Genetic diseases such as Sickle Cell Anemia and others have posed
a serious and seemingly intractable problem for the science of medicine since
any cure would require the repair of the damaged gene(s) involved. However a number of significant technological
breakthroughs in recent years have begun to change that bleak impasse. In 2003, the complete mapping of the human
genome was accomplished. This technology
and the information provided with its use have led to discoveries that have
pinpointed the genetic origin of many diseases and continues to do so. In 2012 a new tool was fashioned – the genomic
editor referred to as CRISPR. This
remarkable tool can precisely edit particular sequences within the introns of
targeted genes. The designers of this
capability, Jennifer Doudna and Emmanuelle Charpentier were awarded the Nobel
Prize in Chemistry in 2020. These two
advances are changing the prospects for the treatment of genetic diseases. CRISPR and an additional methodology
(described below) have demonstrated great promise.
It has recently been reported in the prestigious scientific
journal Science that, “Two strategies for directly fixing malfunctioning
blood cells have dramatically improved the health of a handful of people with
these genetic diseases. One relies on
CRISPR, marking the first inherited disease clearly helped by the powerful tool
created just 8 years ago. And both treatments are among a wave of genetic
strategies poised to expand who can get durable relief from the blood
disorders. The only current cure, a bone marrow transplant, is risky, and
matched donors are often scarce.”
The two genetic diseases referred to are so-called, “blood
disorders.” One is Sickle Cell Anemia,
and the other is Beta Thalassemia. Sickle
Cell Anemia is a disease in which the red blood cells are mishappen and their ability
to carry oxygen to the tissues is seriously compromised. The origin of this disease is genetic -the
alteration of both alleles that carry the blueprint for hemoglobin protein, the
protein responsible for binding oxygen.
This disease particularly impacts the African-American population. In Beta Thalassemia, the patient makes little
or no functional hemoglobin. The result,
for the patient, is a dangerous and debilitating anemia since the body’s tissue
cannot receive enough oxygen to effectively function.

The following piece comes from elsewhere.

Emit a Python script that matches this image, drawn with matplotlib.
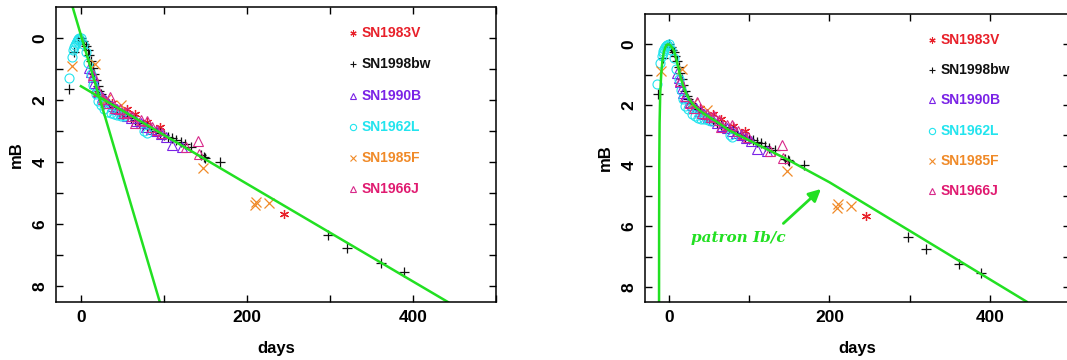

The treatment devised that has been applied to both Sickle
Cell Anemia and Beta Thalassemia involve modifying the genes that carry the information
for the structure of hemoglobin in the following way. The stem cells responsible for producing red
blood cells resident in the bone marrow are harvested from the patient, and the
BCL11A gene responsible for shutting off the fetal form of hemoglobin is
disabled thereby allowing it to be produced.
The research tool utilized for this kind of genetic modification is
CRISPR. The patient then receives
chemotherapy to destroy any resident diseased cells and the modified stem cells
are then reintroduced into the patient.
If successful, the patient will then produce red blood cells with the completely
functional fetal hemoglobin.
In addition, Dr. David Williams from Boston Children’s
Hospital has achieved the same result using a novel technique - a specially genetically
engineered virus is utilized to introduce a fragment of DNA encoded RNA into
the harvested stem cells that effectively silences the BCL11A gene (referred to
earlier).
It has been reported that, “Patients treated in both trials
have begun to make sufficiently high levels of fetal hemoglobin and no longer
have sickle cell crises or, except in one case, a need for transfusions.” The Boston team described a particular case in
of a teenager, “who can now swim without pain, and a young man who once needed
transfusions but has gone without them for nearly 2.5 years.”
These are, indeed, exciting developments, but represent only the beginnings of what could be an amazing era in the approach to many other diseases of this kind.